# [Exercise task]
Print, word for word, every line from the beginning of the listing up to and including the line with "from bokeh.resources import INLINE". Pictures are to be excluded.

# [Data block]
* * *

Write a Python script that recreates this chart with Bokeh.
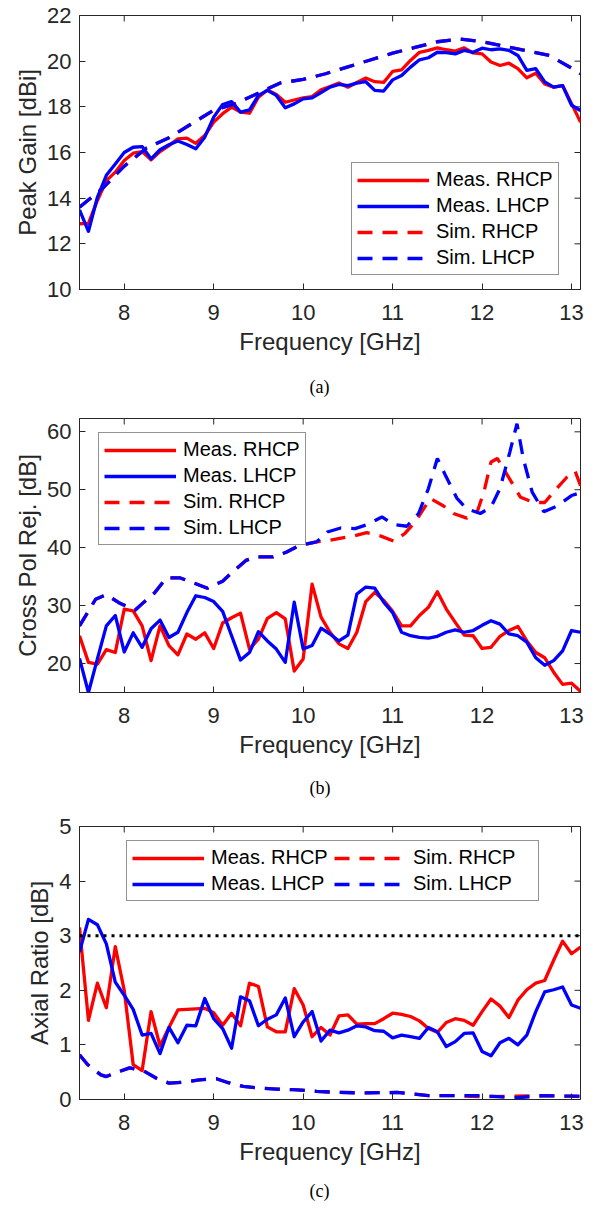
import math
from bokeh.plotting import figure
from bokeh.layouts import column
from bokeh.models import Range1d, Legend, LegendItem, FixedTicker, Title, Span
from bokeh.embed import file_html
from bokeh.resources import INLINE

# ---------------- data ----------------
freq = [7.5, 7.6, 7.7, 7.8, 7.9, 8.0, 8.1, 8.2, 8.3, 8.4, 8.5, 8.6, 8.7, 8.8, 8.9,
        9.0, 9.1, 9.2, 9.3, 9.4, 9.5, 9.6, 9.7, 9.8, 9.9, 10.0, 10.1, 10.2, 10.3,
        10.4, 10.5, 10.6, 10.7, 10.8, 10.9, 11.0, 11.1, 11.2, 11.3, 11.4, 11.5,
        11.6, 11.7, 11.8, 11.9, 12.0, 12.1, 12.2, 12.3, 12.4, 12.5, 12.6, 12.7,
        12.8, 12.9, 13.0, 13.1]

gain_meas_rhcp = [12.88, 12.9, 13.9, 14.77, 15.14, 15.65, 15.97, 16.04, 15.68, 16.04,
                  16.3, 16.6, 16.63, 16.4, 16.74, 17.33, 17.7, 17.99, 17.77, 17.72,
                  18.42, 18.74, 18.54, 18.2, 18.3, 18.39, 18.45, 18.75, 18.89, 19.04,
                  18.86, 19.07, 19.26, 19.1, 19.07, 19.55, 19.62, 20.03, 20.39, 20.47,
                  20.58, 20.5, 20.44, 20.58, 20.36, 20.32, 19.96, 19.81, 19.91, 19.67,
                  19.27, 19.47, 19.0, 18.86, 18.93, 18.14, 17.33]
gain_meas_lhcp = [13.49, 12.55, 14.04, 15.0, 15.5, 16.0, 16.23, 16.26, 15.72, 16.12,
                  16.34, 16.5, 16.35, 16.16, 16.67, 17.55, 18.1, 18.23, 17.77, 17.87,
                  18.5, 18.72, 18.5, 17.96, 18.13, 18.35, 18.39, 18.62, 18.86, 18.98,
                  18.93, 19.04, 19.1, 18.72, 18.69, 19.18, 19.37, 19.74, 20.06, 20.15,
                  20.39, 20.37, 20.32, 20.47, 20.39, 20.57, 20.5, 20.54, 20.47, 20.25,
                  19.6, 19.67, 19.09, 18.86, 18.93, 18.07, 17.84]
gain_sim_freq = [7.5, 7.75, 8.0, 8.25, 8.5, 8.75, 9.0, 9.25, 9.5, 9.75, 10.0, 10.25,
                 10.5, 10.75, 11.0, 11.25, 11.5, 11.75, 12.0, 12.25, 12.5, 12.75, 13.0, 13.1]
gain_sim_rhcp = [13.6, 14.4, 15.4, 16.2, 16.65, 17.25, 17.85, 18.15, 18.6, 19.05, 19.2,
                 19.45, 19.75, 20.05, 20.35, 20.6, 20.85, 20.97, 20.85, 20.65, 20.45,
                 20.25, 19.7, 19.45]
gain_sim_lhcp = [13.6, 14.4, 15.4, 16.2, 16.65, 17.25, 17.85, 18.15, 18.6, 19.05, 19.2,
                 19.45, 19.75, 20.05, 20.35, 20.6, 20.85, 20.97, 20.85, 20.65, 20.45,
                 20.25, 19.7, 19.45]

xpr_meas_rhcp = [24.8, 20.2, 19.9, 22.4, 21.9, 29.4, 29.1, 26.5, 20.5, 26.5, 23.1, 21.5,
                 25.1, 24.2, 25.3, 22.6, 27.0, 27.9, 28.7, 22.5, 24.2, 27.8, 28.8, 27.7,
                 18.7, 20.8, 33.7, 28.0, 25.4, 23.4, 22.6, 25.4, 30.7, 32.3, 30.9, 29.0,
                 26.5, 26.5, 28.3, 29.7, 32.4, 29.4, 27.1, 24.9, 24.8, 22.6, 22.8, 24.7,
                 25.7, 26.4, 23.9, 21.9, 21.0, 18.5, 16.4, 16.6, 15.2]
xpr_meas_lhcp = [20.9, 15.0, 20.8, 26.5, 28.3, 22.0, 25.3, 22.8, 26.0, 27.5, 24.5, 25.4,
                 28.8, 31.7, 31.4, 30.7, 29.0, 24.8, 20.6, 21.9, 25.5, 23.9, 22.5, 20.2,
                 30.6, 22.5, 23.1, 26.1, 25.1, 23.9, 24.9, 32.0, 33.2, 33.0, 30.6, 28.8,
                 25.4, 24.8, 24.5, 24.4, 24.7, 25.4, 25.8, 25.4, 25.7, 26.6, 27.4, 26.8,
                 25.1, 24.8, 23.7, 21.0, 19.7, 20.5, 22.2, 25.7, 25.4]
xpr_sim_rhcp_freq = [7.5, 7.68, 7.8, 7.94, 8.12, 8.22, 8.34, 8.47, 8.62, 8.78, 8.93, 9.1,
                     9.21, 9.36, 9.47, 9.66, 9.81, 9.96, 10.15, 10.26, 10.41, 10.56, 10.71,
                     10.87, 11.02, 11.14, 11.26, 11.42, 11.57, 11.68, 11.83, 11.95, 12.02,
                     12.1, 12.17, 12.26, 12.43, 12.58, 12.7, 12.82, 12.95, 13.04, 13.1]
xpr_sim_rhcp = [26.5, 31.1, 31.9, 30.5, 29.2, 30.6, 32.2, 34.8, 34.8, 33.9, 33.0, 34.2,
                35.8, 37.8, 38.4, 38.4, 39.2, 40.4, 41.0, 41.2, 41.6, 42.0, 42.6, 42.0,
                41.1, 42.5, 44.6, 48.5, 47.2, 45.9, 45.1, 46.4, 49.6, 54.8, 55.4, 53.1,
                48.7, 47.8, 47.8, 50.0, 52.2, 53.2, 50.7]
xpr_sim_lhcp_freq = [7.5, 7.68, 7.8, 7.94, 8.12, 8.22, 8.34, 8.47, 8.62, 8.78, 8.93, 9.1,
                     9.21, 9.36, 9.47, 9.66, 9.81, 9.96, 10.15, 10.27, 10.42, 10.58, 10.72,
                     10.88, 11.01, 11.16, 11.29, 11.4, 11.5, 11.59, 11.72, 11.83, 11.98,
                     12.1, 12.2, 12.31, 12.39, 12.46, 12.56, 12.69, 12.84, 13.0, 13.1]
xpr_sim_lhcp = [26.5, 31.1, 31.9, 30.5, 29.2, 30.6, 32.2, 34.8, 34.8, 33.9, 33.0, 34.2,
                35.8, 37.8, 38.4, 38.4, 39.2, 40.4, 41.0, 42.7, 43.4, 43.3, 44.0, 45.3,
                44.0, 43.7, 45.9, 50.2, 55.4, 52.5, 48.5, 46.7, 45.9, 47.0, 50.2, 56.5,
                61.4, 55.4, 49.6, 46.2, 47.2, 49.0, 49.5]

ar_meas_rhcp = [3.15, 1.45, 2.13, 1.68, 2.8, 2.0, 0.64, 0.53, 1.61, 0.98, 1.32, 1.64, 1.65,
                1.66, 1.67, 1.59, 1.36, 1.58, 1.35, 2.13, 2.07, 1.33, 1.24, 1.24, 2.03,
                1.73, 1.15, 1.32, 1.18, 1.53, 1.55, 1.38, 1.39, 1.39, 1.48, 1.58, 1.56,
                1.52, 1.44, 1.3, 1.23, 1.41, 1.48, 1.45, 1.36, 1.61, 1.84, 1.71, 1.5,
                1.82, 2.01, 2.13, 2.18, 2.55, 2.9, 2.67, 2.79]
ar_meas_lhcp = [2.7, 3.3, 3.2, 2.85, 2.15, 1.91, 1.65, 1.18, 1.21, 0.84, 1.32, 1.04, 1.36,
                1.35, 1.85, 1.48, 1.3, 0.94, 1.88, 1.81, 1.35, 1.47, 1.55, 1.86, 1.15,
                1.42, 1.61, 1.07, 1.27, 1.22, 1.27, 1.35, 1.33, 1.26, 1.25, 1.13, 1.18,
                1.15, 1.12, 1.32, 1.24, 0.97, 1.06, 1.21, 1.22, 0.88, 0.8, 1.04, 1.12,
                1.0, 1.18, 1.61, 1.97, 2.01, 2.06, 1.73, 1.67]
ar_sim_freq = [7.5, 7.59, 7.74, 7.8, 7.89, 8.06, 8.21, 8.36, 8.5, 8.69, 8.84, 9.03, 9.14,
               9.33, 9.51, 9.7, 9.89, 10.15, 10.38, 10.71, 11.05, 11.4, 11.69, 12.02,
               12.36, 12.69, 13.0, 13.1]
ar_sim_rhcp = [0.82, 0.64, 0.45, 0.42, 0.48, 0.58, 0.53, 0.39, 0.3, 0.32, 0.36, 0.38, 0.32,
               0.24, 0.21, 0.19, 0.18, 0.15, 0.13, 0.12, 0.13, 0.07, 0.07, 0.05, 0.06,
               0.07, 0.06, 0.05]
ar_sim_lhcp = [0.82, 0.64, 0.45, 0.42, 0.48, 0.58, 0.53, 0.39, 0.3, 0.32, 0.36, 0.38, 0.32,
               0.24, 0.21, 0.19, 0.18, 0.15, 0.13, 0.12, 0.13, 0.07, 0.07, 0.07, 0.03,
               0.07, 0.06, 0.06]
ar_limit = 3.0

x_lim = (7.5, 13.1)
x_ticks = [8, 9, 10, 11, 12, 13]
gain_lim = (10, 22)
gain_ticks = [10, 12, 14, 16, 18, 20, 22]
xpr_lim = (15, 62.3)
xpr_ticks = [20, 30, 40, 50, 60]
ar_lim = (0, 5)
ar_ticks = [0, 1, 2, 3, 4, 5]
labels = ["Meas. RHCP", "Meas. LHCP", "Sim. RHCP", "Sim. LHCP"]

# ---------------- style ----------------
FONT = "Liberation Sans"
AX = "#262626"
RED = "#FF0000"
BLUE = "#0000FF"
LW = 3.3
DASH = "15 10"


def make_panel(height, top, bottom, yr, yticks, ylabel, caption, cap_standoff):
    p = figure(width=596, height=height, output_backend="svg", toolbar_location=None,
               x_range=Range1d(*x_lim), y_range=Range1d(*yr),
               min_border_left=79, min_border_right=16, min_border_top=top,
               min_border_bottom=bottom)
    p.xgrid.visible = False
    p.ygrid.visible = False
    p.outline_line_color = AX
    p.outline_line_width = 1
    p.background_fill_color = "white"
    p.border_fill_color = "white"
    for ax in (p.xaxis[0], p.yaxis[0]):
        ax.axis_line_color = AX
        ax.major_tick_line_color = AX
        ax.major_tick_in = 6
        ax.major_tick_out = 0
        ax.minor_tick_line_color = None
        ax.major_label_text_font = FONT
        ax.major_label_text_font_size = "22px"
        ax.major_label_text_color = AX
        ax.axis_label_text_font = FONT
        ax.axis_label_text_font_size = "24px"
        ax.axis_label_text_font_style = "normal"
        ax.axis_label_text_color = AX
    p.xaxis.ticker = FixedTicker(ticks=x_ticks)
    p.yaxis.ticker = FixedTicker(ticks=yticks)
    p.xaxis.axis_label = "Frequency [GHz]"
    p.yaxis.axis_label = ylabel
    p.xaxis.major_label_standoff = 15
    p.xaxis.axis_label_standoff = 5
    p.yaxis.major_label_standoff = 8
    p.yaxis.axis_label_standoff = 3
    # inward ticks on the top and right edges of the box (MATLAB "box on")
    p.scatter(x=x_ticks, y=[yr[1]] * len(x_ticks), marker="dash", angle=math.pi / 2,
              size=12, line_color=AX, line_width=1)
    p.scatter(x=[x_lim[1]] * len(yticks), y=yticks, marker="dash",
              size=12, line_color=AX, line_width=1)
    cap = Title(text=caption, align="left", text_font="Liberation Serif",
                text_font_size="18px", text_font_style="normal", text_color="black",
                standoff=cap_standoff, offset=230)
    p.add_layout(cap, "below")
    return p


def style_legend(lg):
    lg.label_text_font = FONT
    lg.label_text_font_size = "20px"
    lg.label_text_color = "black"
    lg.glyph_width = 72
    lg.glyph_height = 20
    lg.label_height = 20
    lg.label_standoff = 7
    lg.spacing = 3
    lg.padding = 5
    lg.margin = 0
    lg.border_line_color = AX
    lg.border_line_width = 1
    lg.background_fill_color = "white"
    lg.background_fill_alpha = 1.0


# ---------------- (a) Peak gain ----------------
pa = make_panel(414, 15, 125, gain_lim, gain_ticks, "Peak Gain [dBi]", "(a)", 34)
a1 = pa.line(freq, gain_meas_rhcp, line_color=RED, line_width=LW, line_join="round")
a2 = pa.line(freq, gain_meas_lhcp, line_color=BLUE, line_width=LW, line_join="round")
a3 = pa.line(gain_sim_freq, gain_sim_rhcp, line_color=RED, line_width=LW, line_dash=DASH)
a4 = pa.line(gain_sim_freq, gain_sim_lhcp, line_color=BLUE, line_width=LW, line_dash=DASH)
lga = Legend(items=[LegendItem(label=l, renderers=[r]) for l, r in zip(labels, [a1, a2, a3, a4])],
             location=(272, 14))
style_legend(lga)
pa.add_layout(lga)

# ---------------- (b) Cross-pol rejection ----------------
pb = make_panel(399, 4, 121, xpr_lim, xpr_ticks, "Cross Pol Rej. [dB]", "(b)", 30)
b1 = pb.line(freq, xpr_meas_rhcp, line_color=RED, line_width=LW, line_join="round")
b2 = pb.line(freq, xpr_meas_lhcp, line_color=BLUE, line_width=LW, line_join="round")
b3 = pb.line(xpr_sim_rhcp_freq, xpr_sim_rhcp, line_color=RED, line_width=LW, line_dash=DASH)
b4 = pb.line(xpr_sim_lhcp_freq, xpr_sim_lhcp, line_color=BLUE, line_width=LW, line_dash=DASH)
lgb = Legend(items=[LegendItem(label=l, renderers=[r]) for l, r in zip(labels, [b1, b2, b3, b4])],
             location=(19, 147))
style_legend(lgb)
pb.add_layout(lgb)

# ---------------- (c) Axial ratio ----------------
pc = make_panel(399, 13, 113, ar_lim, ar_ticks, "Axial Ratio [dB]", "(c)", 22)
c1 = pc.line(freq, ar_meas_rhcp, line_color=RED, line_width=LW, line_join="round")
c2 = pc.line(freq, ar_meas_lhcp, line_color=BLUE, line_width=LW, line_join="round")
c3 = pc.line(ar_sim_freq, ar_sim_rhcp, line_color=RED, line_width=LW, line_dash=DASH)
c4 = pc.line(ar_sim_freq, ar_sim_lhcp, line_color=BLUE, line_width=LW, line_dash=DASH)
pc.add_layout(Span(location=ar_limit, dimension="width", line_color="black",
                   line_width=3, line_dash="3 5"))
lgc = Legend(items=[LegendItem(label=l, renderers=[r]) for l, r in zip(labels, [c1, c2, c3, c4])],
             location=(47, 198), ncols=2)
style_legend(lgc)
lgc.label_width = 120
pc.add_layout(lgc)

layout = column(pa, pb, pc, spacing=0)
open("out.html", "w").write(file_html(layout, INLINE))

* * *

# [Exercise output]
Write a Python script that recreates this chart with Bokeh.
import math
from bokeh.plotting import figure
from bokeh.layouts import column
from bokeh.models import Range1d, Legend, LegendItem, FixedTicker, Title, Span
from bokeh.embed import file_html
from bokeh.resources import INLINE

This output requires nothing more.